Horndean Road toucan crossing and Recreation Ground links: this is an upgrade to the existing crossing point at St James School. Design continues on this new facility; HCC has now provided the draft toucan layout so we are now able to work up the scheme in detail to link it to the wider network. This will include the signposting of a ‘quiet route’ link between Bellevue Lane and New Brighton Road via Christopher Way and Fairfield Close, providing a connection from the east to the new crossing point, as well as work within the Recreation Ground to widen the east and south side paths to create up to 3m wide shared routes. The scheme is planned to be built in the school summer holiday period in 2016.
Interbridges Link: we have reached agreement in principle with the relevant parties to implement proposals for a new east-west link between Washington Road and New Brighton Road, using land between the railway and the A27. This link will connect both into the new Station cycle parking area and the Interbridges junction, and by converting the verge on the east side of New Brighton Road (north of the Horndean Road junction) to shared status we will have achieved a quiet / off road route between Westbourne and Emsworth. Following a review of contractual arrangements and efficiency of delivery, it has been decided that this work is best done at the same time, and within the same contract, as the other work in the Recreation Ground and with the toucan crossing (i.e. summer holiday period 2016).
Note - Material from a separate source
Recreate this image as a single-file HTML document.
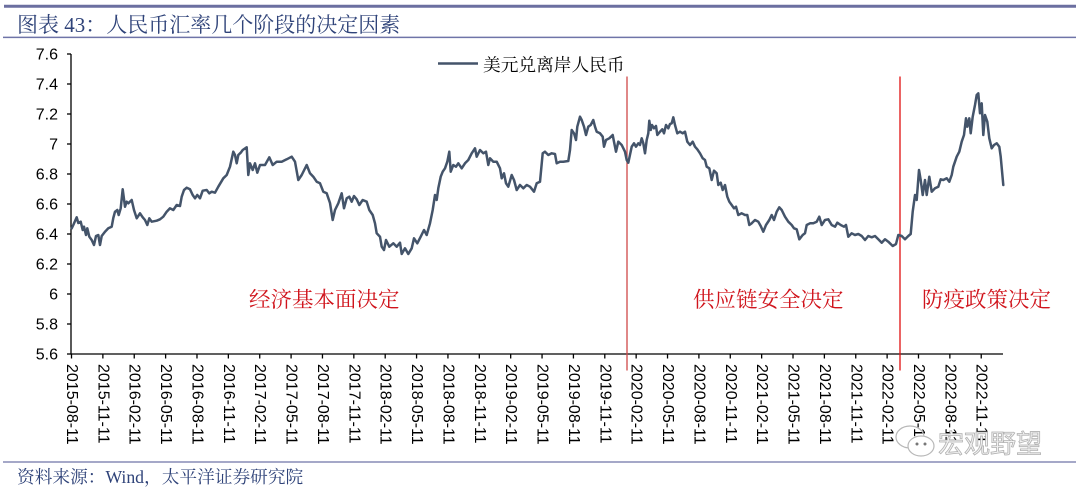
<!DOCTYPE html>
<html>
<head>
<meta charset="utf-8">
<style>
  html,body{margin:0;padding:0;background:#fff;}
  svg{display:block;}
</style>
</head>
<body>
<svg width="1080" height="491" viewBox="0 0 1080 491" xmlns="http://www.w3.org/2000/svg">
  <!-- header lines -->
  <line x1="4" y1="6.3" x2="1076" y2="6.3" stroke="#6b6fa0" stroke-width="3"/>
  <text x="17" y="32" font-family="'Liberation Serif','Noto Serif CJK SC',serif" font-size="21" fill="#2f4379">图表 43：人民币汇率几个阶段的决定因素</text>
  <line x1="3" y1="37.4" x2="1076" y2="37.4" stroke="#6f74a8" stroke-width="1.5"/>

  <!-- y axis -->
  <g stroke="#000" stroke-width="1.3">
    <line x1="71" y1="54" x2="71" y2="354.6"/>
    <line x1="71" y1="354" x2="1003" y2="354"/>
    <line x1="67" y1="54" x2="71" y2="54"/>
    <line x1="67" y1="84" x2="71" y2="84"/>
    <line x1="67" y1="114" x2="71" y2="114"/>
    <line x1="67" y1="144" x2="71" y2="144"/>
    <line x1="67" y1="174" x2="71" y2="174"/>
    <line x1="67" y1="204" x2="71" y2="204"/>
    <line x1="67" y1="234" x2="71" y2="234"/>
    <line x1="67" y1="264" x2="71" y2="264"/>
    <line x1="67" y1="294" x2="71" y2="294"/>
    <line x1="67" y1="324" x2="71" y2="324"/>
    <line x1="67" y1="354" x2="71" y2="354"/>
  </g>
  <g font-family="'Liberation Sans',Arial,sans-serif" font-size="16" fill="#000" text-anchor="end">
    <text x="58" y="59.7">7.6</text>
    <text x="58" y="89.7">7.4</text>
    <text x="58" y="119.7">7.2</text>
    <text x="58" y="149.7">7</text>
    <text x="58" y="179.7">6.8</text>
    <text x="58" y="209.7">6.6</text>
    <text x="58" y="239.7">6.4</text>
    <text x="58" y="269.7">6.2</text>
    <text x="58" y="299.7">6</text>
    <text x="58" y="329.7">5.8</text>
    <text x="58" y="359.7">5.6</text>
  </g>

  <!-- x ticks -->
  <g stroke="#000" stroke-width="1.3">
    <line x1="71.5" y1="354" x2="71.5" y2="358.5"/>
    <line x1="102.87" y1="354" x2="102.87" y2="358.5"/>
    <line x1="134.24" y1="354" x2="134.24" y2="358.5"/>
    <line x1="165.61" y1="354" x2="165.61" y2="358.5"/>
    <line x1="196.98" y1="354" x2="196.98" y2="358.5"/>
    <line x1="228.35" y1="354" x2="228.35" y2="358.5"/>
    <line x1="259.72" y1="354" x2="259.72" y2="358.5"/>
    <line x1="291.09" y1="354" x2="291.09" y2="358.5"/>
    <line x1="322.46" y1="354" x2="322.46" y2="358.5"/>
    <line x1="353.83" y1="354" x2="353.83" y2="358.5"/>
    <line x1="385.2" y1="354" x2="385.2" y2="358.5"/>
    <line x1="416.57" y1="354" x2="416.57" y2="358.5"/>
    <line x1="447.94" y1="354" x2="447.94" y2="358.5"/>
    <line x1="479.31" y1="354" x2="479.31" y2="358.5"/>
    <line x1="510.68" y1="354" x2="510.68" y2="358.5"/>
    <line x1="542.05" y1="354" x2="542.05" y2="358.5"/>
    <line x1="573.42" y1="354" x2="573.42" y2="358.5"/>
    <line x1="604.79" y1="354" x2="604.79" y2="358.5"/>
    <line x1="636.16" y1="354" x2="636.16" y2="358.5"/>
    <line x1="667.53" y1="354" x2="667.53" y2="358.5"/>
    <line x1="698.9" y1="354" x2="698.9" y2="358.5"/>
    <line x1="730.27" y1="354" x2="730.27" y2="358.5"/>
    <line x1="761.64" y1="354" x2="761.64" y2="358.5"/>
    <line x1="793.01" y1="354" x2="793.01" y2="358.5"/>
    <line x1="824.38" y1="354" x2="824.38" y2="358.5"/>
    <line x1="855.75" y1="354" x2="855.75" y2="358.5"/>
    <line x1="887.12" y1="354" x2="887.12" y2="358.5"/>
    <line x1="918.49" y1="354" x2="918.49" y2="358.5"/>
    <line x1="949.86" y1="354" x2="949.86" y2="358.5"/>
    <line x1="981.23" y1="354" x2="981.23" y2="358.5"/>
  </g>
  <g font-family="'Liberation Sans',Arial,sans-serif" font-size="16" fill="#000" dominant-baseline="central">
    <text transform="translate(71.5,364) rotate(90)">2015-08-11</text>
    <text transform="translate(102.87,364) rotate(90)">2015-11-11</text>
    <text transform="translate(134.24,364) rotate(90)">2016-02-11</text>
    <text transform="translate(165.61,364) rotate(90)">2016-05-11</text>
    <text transform="translate(196.98,364) rotate(90)">2016-08-11</text>
    <text transform="translate(228.35,364) rotate(90)">2016-11-11</text>
    <text transform="translate(259.72,364) rotate(90)">2017-02-11</text>
    <text transform="translate(291.09,364) rotate(90)">2017-05-11</text>
    <text transform="translate(322.46,364) rotate(90)">2017-08-11</text>
    <text transform="translate(353.83,364) rotate(90)">2017-11-11</text>
    <text transform="translate(385.2,364) rotate(90)">2018-02-11</text>
    <text transform="translate(416.57,364) rotate(90)">2018-05-11</text>
    <text transform="translate(447.94,364) rotate(90)">2018-08-11</text>
    <text transform="translate(479.31,364) rotate(90)">2018-11-11</text>
    <text transform="translate(510.68,364) rotate(90)">2019-02-11</text>
    <text transform="translate(542.05,364) rotate(90)">2019-05-11</text>
    <text transform="translate(573.42,364) rotate(90)">2019-08-11</text>
    <text transform="translate(604.79,364) rotate(90)">2019-11-11</text>
    <text transform="translate(636.16,364) rotate(90)">2020-02-11</text>
    <text transform="translate(667.53,364) rotate(90)">2020-05-11</text>
    <text transform="translate(698.9,364) rotate(90)">2020-08-11</text>
    <text transform="translate(730.27,364) rotate(90)">2020-11-11</text>
    <text transform="translate(761.64,364) rotate(90)">2021-02-11</text>
    <text transform="translate(793.01,364) rotate(90)">2021-05-11</text>
    <text transform="translate(824.38,364) rotate(90)">2021-08-11</text>
    <text transform="translate(855.75,364) rotate(90)">2021-11-11</text>
    <text transform="translate(887.12,364) rotate(90)">2022-02-11</text>
    <text transform="translate(918.49,364) rotate(90)">2022-05-11</text>
    <text transform="translate(949.86,364) rotate(90)">2022-08-11</text>
    <text transform="translate(981.23,364) rotate(90)">2022-11-11</text>
  </g>

  <!-- red separators -->
  <line x1="627" y1="76.5" x2="627" y2="370.5" stroke="#d04848" stroke-width="1.3"/>
  <line x1="900" y1="76.5" x2="900" y2="370.5" stroke="#e01010" stroke-width="1.3"/>

  <!-- data line -->
  <polyline fill="none" stroke="#44546a" stroke-width="2.5" stroke-linejoin="round" stroke-linecap="round" points="
71.7,228.3 73.3,225 76.7,217.3 78.3,223 80.7,221.7 82.7,230 84,226.7 86,235 87.3,228.3 89.3,236.7 91.7,240 94,245 96,236 98.3,235 100,245 101.7,236 105,231.7 108.3,228.3 111.7,226.7 113.3,218 115,211.7 117.3,210 118.7,215 120.7,208.3 122.7,189.3 125,206.7 126.7,201.7 128.3,203.3 131.7,200 134,210 136.7,218.3 140,213.3 142.7,217.3 145,220 147.3,225 149.3,218.3 151.7,221.7 156.7,220.7 160,219.3 163.3,216.7 166.7,211.7 170,208.3 173.3,210 176.7,205 180,206 181.7,196.7 184,190 186.7,187.7 190,189.3 192.7,195 195,198.3 197.3,195 200,198.3 202.7,190.7 206.7,190 209.3,193.3 211.7,191.7 215,192.7 218.3,186.7 223.3,178.3 226.7,175 230,166.7 233.3,151.7 235,155 236.7,163.3 238.3,155 240.7,152.7 242.7,150 246.7,147.3 248.3,175 250,163.3 252.7,170 255,163.3 257.3,172.7 260,165 265,165 269.3,157.3 272.7,165 276.7,161.7 281.7,161.7 286.7,159.3 291.7,156.7 295,161.7 298.3,180 301.7,175 306.7,165 310,173.3 313.3,176.7 316.7,181.7 320,183.3 323.3,191.7 326.7,193.3 330,203
332.7,220 335,210 338.3,203.3 341.7,193.3 344,208.3 346.7,198.3 349.3,196.7 351.7,201.7 354,196 356.7,199.3 359.3,205 362.7,200 366.7,201.7 369.3,210 372.7,215 375,223.3 376.7,233.3 380,236.7 381.7,246.7 384,250 386,240 389.3,246.7 393.3,243.3 396.7,246.7 400,242.7 401.7,254 405,248.3 408.3,254 411.7,248.3 414,238.3 417.3,243.3 420.7,236.7 424,230 426.7,235 430,223.3 432.7,210 435,195 436.7,200 438.3,188.3 440.7,176.7 442.7,171.7 445,168.3 447.3,161.7 449.3,151.7 450.7,171.7 453.3,165 456,166.7 458.3,163.3 461.7,168.3 465,163.3 468.3,160 471.7,153.3 475,148.3 476.7,156.7 480,150 483.3,153.3 486,151.7 488.3,165 490,158.3 493.3,161.7 496.7,161.7 500,168.3 501.7,178.3 504,173.3 506,183.3 508.3,186.7 511.7,175 514,180 516.7,190 520,185 523.3,188.3 526.7,185 530,186.7 534,191.7 536.7,183.3 540,181.7 542.7,153.3 545,151.7 548.3,155 551.7,153.3 555,154 556.7,163.3 560,161.7 563.3,161.7 568.3,161 570,150 571.7,130 574,133.3 576,140 577.3,126.7 580,116.7 581.7,120 584,126.7 586,135 588.3,126.7 590.7,125 593.3,120 595,126.7 596.7,131.7 600,133.3 602.7,136.7 604,146.7 606,140 609.3,138.3 612.7,135 614,141.7 616,151.7 618.3,141.7 621.7,145 625,151.7 626.7,160 628.3,162.7
631.7,146.7 634,143.3 636,146.7 638.3,143.3 640,145 641.7,138.3 643.3,143.3 645,153.3 646.7,140 648.3,133.3 649.3,120.7 650.7,130 652,125 654,128.3 656,126 657.3,135 660,131.7 662.3,129.3 664,133.3 666,125 668.3,128.3 670,124 671.7,123.3 673.3,117.3 675,125 677.3,133.3 680,131.7 682.7,133.3 685,131.7 687.3,141.7 690,145 692.7,141.7 695,146.7 697.3,149.3 700,153.3 702.7,158.3 705,160 706.7,166.7 709.3,168.3 711.7,180 714,170.7 716.7,173.3 718.3,185 720.7,182.7 722.7,190 725,185 727.3,196.7 729.3,201.7 731.7,205 734,208.3 736,206.7 738.3,215 741.7,213.3 745,215 747.3,215 749.3,225 751.7,223.3 755,220 758.3,221.7 760.7,226 763.3,231.7 766,225 769.3,220 771.7,215 774,220 776.7,211.7 779.3,207.3 781.7,210 785,216.7 788.3,221.7 791.7,225 794,228.3 796.7,229.3 799.3,239.3 802.7,235 805,233.3 806.7,225 810,223.3 813.3,223.3 816.7,221.7 819.3,216.7 821.7,225 825,220 828.3,219.3 831.7,225 835,226.7 837.3,222.7 840.7,225 844,226.7
846,225 848.3,236.7 851.7,233.3 855,235 858.3,234 861.7,236 865,240 868.3,236 871.7,237.3 875,236 878.3,239.3 881.7,242.7 885,239.3 888.3,241.7 892.7,246 896,244 898.3,235 901.7,236 905,239.3 908.3,236 910.7,234 912.7,211.7 915,195 916.7,200 919,170 920.7,180 922.7,195 925,180 926.7,195 929.3,176.7 931.7,191.7 935,188.3 938.3,186.7 940.7,179.3 943.3,180 946.7,178.3 949.3,181.7 951.7,175 953.3,166.7 956.7,156.7 959.3,151.7 961.7,141.7 964,135 966,118.3 967.3,126.7 969.3,118.3 970.7,133.3 972.7,116.7 975,105 976.7,95 978.3,93.3 980,113.3 981.7,103.3 983.3,135 985,115 987.3,121.7 989.3,138.3 991.7,148.3 994,145 996.7,143.3 999.3,146.7 1000.7,156.7 1003.3,185"/>

  <!-- legend -->
  <line x1="438" y1="63.5" x2="478" y2="63.5" stroke="#44546a" stroke-width="2.5"/>
  <text x="483" y="71" font-family="'Liberation Serif','Noto Serif CJK SC',serif" font-size="17.7" fill="#000">美元兑离岸人民币</text>

  <!-- annotations -->
  <g font-family="'Liberation Serif','Noto Serif CJK SC',serif" font-size="21.5" fill="#d0141c">
    <text x="249" y="307">经济基本面决定</text>
    <text x="693" y="307">供应链安全决定</text>
    <text x="922" y="307">防疫政策决定</text>
  </g>

  <!-- watermark -->
  <g fill="none" stroke="#b8b8b8" stroke-width="1.2">
    <ellipse cx="910" cy="437" rx="14" ry="11"/>
    <ellipse cx="921" cy="446" rx="13" ry="10" fill="#fff"/>
  </g>
  <g fill="#777">
    <circle cx="917" cy="444" r="1.5"/>
    <circle cx="925" cy="444" r="1.5"/>
  </g>
  <text x="938" y="453" font-family="'Noto Sans CJK SC',sans-serif" font-size="26" fill="#f2f2f2" stroke="#b0b0b0" stroke-width="0.8">宏观野望</text>

  <!-- footer -->
  <line x1="3" y1="462" x2="1076" y2="462" stroke="#6f74a8" stroke-width="1.2"/>
  <text x="17" y="483" font-family="'Liberation Serif','Noto Serif CJK SC',serif" font-size="17.7" fill="#2f4379">资料来源：Wind，太平洋证券研究院</text>
</svg>
</body>
</html>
Havant’s Engineering Works Team are carrying out further work in North Street (currently outside Tesco), widening and improving the crossing points at the two junctions with Palmers Road. The remainder of the proposed works have been paused in case anything that comes out of the North Street Urban Design Consultation being run by Emsworth Forum conflicts with what we had planned to do.
Other Emsworth projects, including comprehensive and consistent waymarking of all the new routes through the network, will progress throughout the next year.
Please be aware that any future work may be adjusted in terms of scope and time scales.
I just thought I would tell you about the new cycle track from the Billy Line to Warblington school.
It is a nice smooth surface with only a little bit missing at the moment. As yet it has no cycle track markings and there is no dropped curb at the school end (which might be dangerous) so you have to ride on the footpath if going north and meld into the traffic as you cross the rail track. If going south you still have to use the footpath to meet up with the cycle track to Emsworth which is across the road from the school. Maybe there will be some markings when they have completely finished it.
If the rail barrier is down when getting to the north end of the Billy Line it may be quicker to use this cycle lane as you only have to wait for one set of trains at Warblington and not two as you have to at New Lane.